Quote the data exactly, first line to the line containing "import pandas as pd", with no pictures.

:: Data extract ::
··········

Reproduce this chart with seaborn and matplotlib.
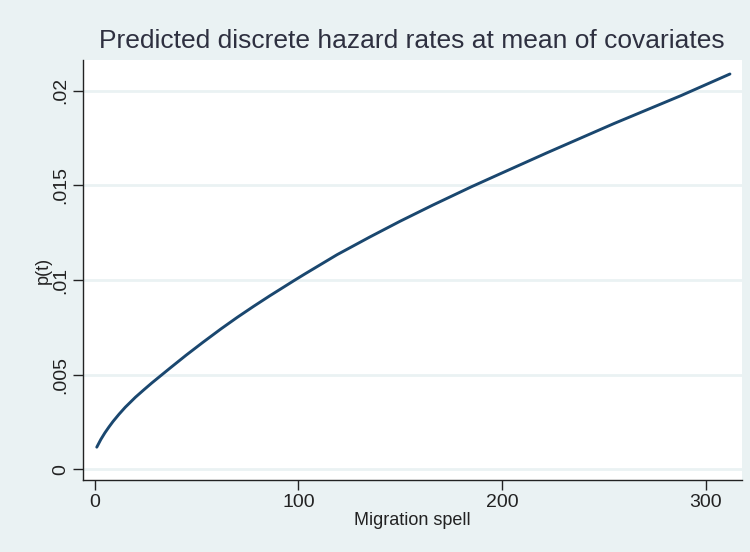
import matplotlib
matplotlib.use("Agg")
import matplotlib.pyplot as plt
import seaborn as sns
import pandas as pd

# Data
spell = [1, 3, 5, 7, 9, 12, 15, 20, 24, 28, 37, 45, 53, 62, 70, 78, 86, 98, 103, 119, 135,
         150, 166, 185, 199, 222, 255, 288, 312]
hazard = [0.00117, 0.00158, 0.00193, 0.00224, 0.00253, 0.00292, 0.00328, 0.00381, 0.00419,
          0.00456, 0.00535, 0.00604, 0.00670, 0.00742, 0.00803, 0.00861, 0.00917, 0.00998,
          0.01031, 0.01134, 0.01227, 0.01311, 0.01396, 0.01493, 0.01561, 0.01672, 0.01827,
          0.01975, 0.02089]
y_ticks = [0, 0.005, 0.01, 0.015, 0.02]
y_tick_labels = ["0", ".005", ".01", ".015", ".02"]
x_ticks = [0, 100, 200, 300]
x_tick_labels = ["0", "100", "200", "300"]
title = "Predicted discrete hazard rates at mean of covariates"
xlabel = "Migration spell"
ylabel = "p(t)"

sns.set_style("white")
plt.rcParams["font.family"] = ["Liberation Sans", "DejaVu Sans"]

bg = "#EAF2F3"
fig = plt.figure(figsize=(7.5, 5.52), dpi=100, facecolor=bg)
ax = fig.add_axes([0.1103, 0.1304, 0.989 - 0.1103, 0.8913 - 0.1304])
ax.set_facecolor("white")

df = pd.DataFrame({"spell": spell, "hazard": hazard})
sns.lineplot(data=df, x="spell", y="hazard", ax=ax, color="#1A476F", linewidth=2.1)

ax.set_xlim(-5.9, 317.8)
ax.set_ylim(-0.000566, 0.02163)

ax.set_yticks(y_ticks)
ax.set_yticklabels(y_tick_labels, rotation=90, va="center", fontsize=14, color="#222222")
ax.set_xticks(x_ticks)
ax.set_xticklabels(x_tick_labels, fontsize=14, color="#222222")

ax.grid(axis="y", color="#EAF2F3", linewidth=2)
ax.grid(axis="x", visible=False)
ax.set_axisbelow(True)

for s in ["top", "right"]:
    ax.spines[s].set_visible(False)
for s in ["left", "bottom"]:
    ax.spines[s].set_color("#222222")
    ax.spines[s].set_linewidth(1.0)

ax.tick_params(axis="both", direction="out", length=7, width=1, color="#222222",
               left=True, bottom=True, pad=3)

ax.set_xlabel(xlabel, fontsize=13, color="#222222", labelpad=1)
ax.set_ylabel(ylabel, fontsize=13, color="#222222", labelpad=0)

fig.text(0.5493, 0.9257, title, ha="center", va="center", fontsize=19, color="#2E3040")

fig.savefig("out.png", dpi=100, facecolor=bg)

··········

:: Answer to the exercise ::
Reproduce this chart with seaborn and matplotlib.
import matplotlib
matplotlib.use("Agg")
import matplotlib.pyplot as plt
import seaborn as sns
import pandas as pd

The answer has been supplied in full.